Crumb's earliest comics work was done in a super cartoony, big-foot style. His work never lost that expressive cartooniness, but in Weirdo it is allied with more realistically observed and rendered details - his figures, especially, look like they've been drawn from life. Some of his pieces are inked with thick, heavy brushwork; others by an elaborate network of fine hatching and cross-hatching which creates a wide gradation of tone and texture.
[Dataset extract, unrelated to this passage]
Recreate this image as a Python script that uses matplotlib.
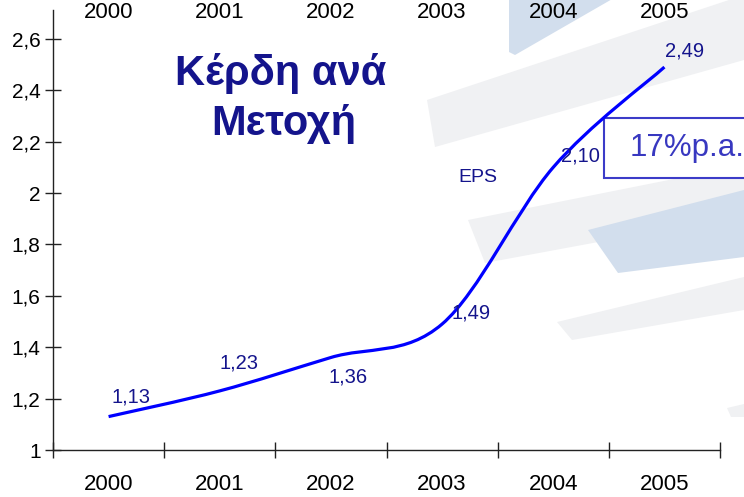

My favourite cover is probably the one for issue 4, a modern-day variation of "Christ Carrying the Cross" by Hieronymous Bosch. Christ, holding a copy of Weirdo, is surrounded by a crowd full of scruffiness and corruption; conniving corporate leaders, politicians, a cop, a big-haired preacher pushing genuine prayer cloths, and in one corner a beatific young woman with golden hair wearing St. Veronica's vile bearing the sacred image as a t-shirt.Bosch is an apt choice since Crumb shares the Flemish painter's jaundiced view of a weak and foolish humanity, although they obviously differ on lust as a deadly sin. The border illustration is a cross between a medieval Last Judgement and an old MAD cover.
My second favourite cover is from issue 14, subtitled "America wallows in its own filth", which portrays a typically voluptuous Crumb girl with muddy legs and a Madonna top on her bra-less bosom, riding a hog and singing "Sally in the Garden"as an army of Kilroys crowds the pig-pen. In both pieces the penwork is excruciatingly lovely. Crumb also takes particular care in playing with the flat colours of the printing process to achieve depth and subtlety.
Crumb is never brainless or shrill. Even his most bile-filled rantings are done with wit and intelligence and self-deprecation. His essay "Where Has It Gone, The Beautiful Music of Our Grandparents - It Died With Them... That's Where It Went" begins with Crumb being driven crazy by obnoxious pop music in a restaurant. After assaulting a rock star and his agent, Crumb launches into a fascinating history of music, contrasting the overly-refined classical "masterpieces" created for the aristocracy with the low-down folk music of peasants who would jump and dance with such abandon that their noses bled. He bemoans the destruction of folk traditions around the globe - a young man with a blaring boom box being the envy of his village.
Crumb's ability to use comics as a medium for serious work is fully evident in one of his most interesting pieces, "The Religious Experience of Philip K. Dick", which chronicles the last years of the highly-regarded science fiction writer who experience an intense vision of the apocalypse and believed that he was possessed by the spirit of Elijah. The dark, heavy style of the artwork perfectly reflects the mood of the story. Dick re-experienced the brutal parroting of John the Baptist and even his everyday life was coloured by flashbacks to times of persecution. Paradoxically, Dick functioned much better in the real world while "possessed" than he had before. In the end the question lingers: was he experiencing the onset of schizophrenia or a "mystic revelation"?
Drawn in a similar style is "Footsy". With remarkable recall Crumb vividly paints a bitter and funny picture of his high school world, where his social ineptitude with girls forced him to deal with his desires furtively via this "sneaky little game". Crumb never spares himself the rod in his work.
"I Remember The Sixties" relates how LSD transformed his life. It dissects the Summer of Love which was soon destroyed by "wolves" and rampant paranoia. crumb's own LSD visions ranged from the hellish to states of "ecstatic grace". The piece ends on a strange note with a dream of Paradise Lost as Crumb encounters some young centaurs who only see him as a funny, bent old man.
Another great piece is an excerpt from "Boswell's London Journal, 1762-63", which relates the plump, pleasure-loving Sir James' social and amorous exploits. He will be discussing philosophy in one breath and tartly commentating upon a whore whose "avarice was as large as her ass."
It is ironic and indicative of the state of culture in this country, that the work of one of its truest artists has appeared primarily in obscure, underground, always-on-the-edge-of-going-under rags like Weirdo.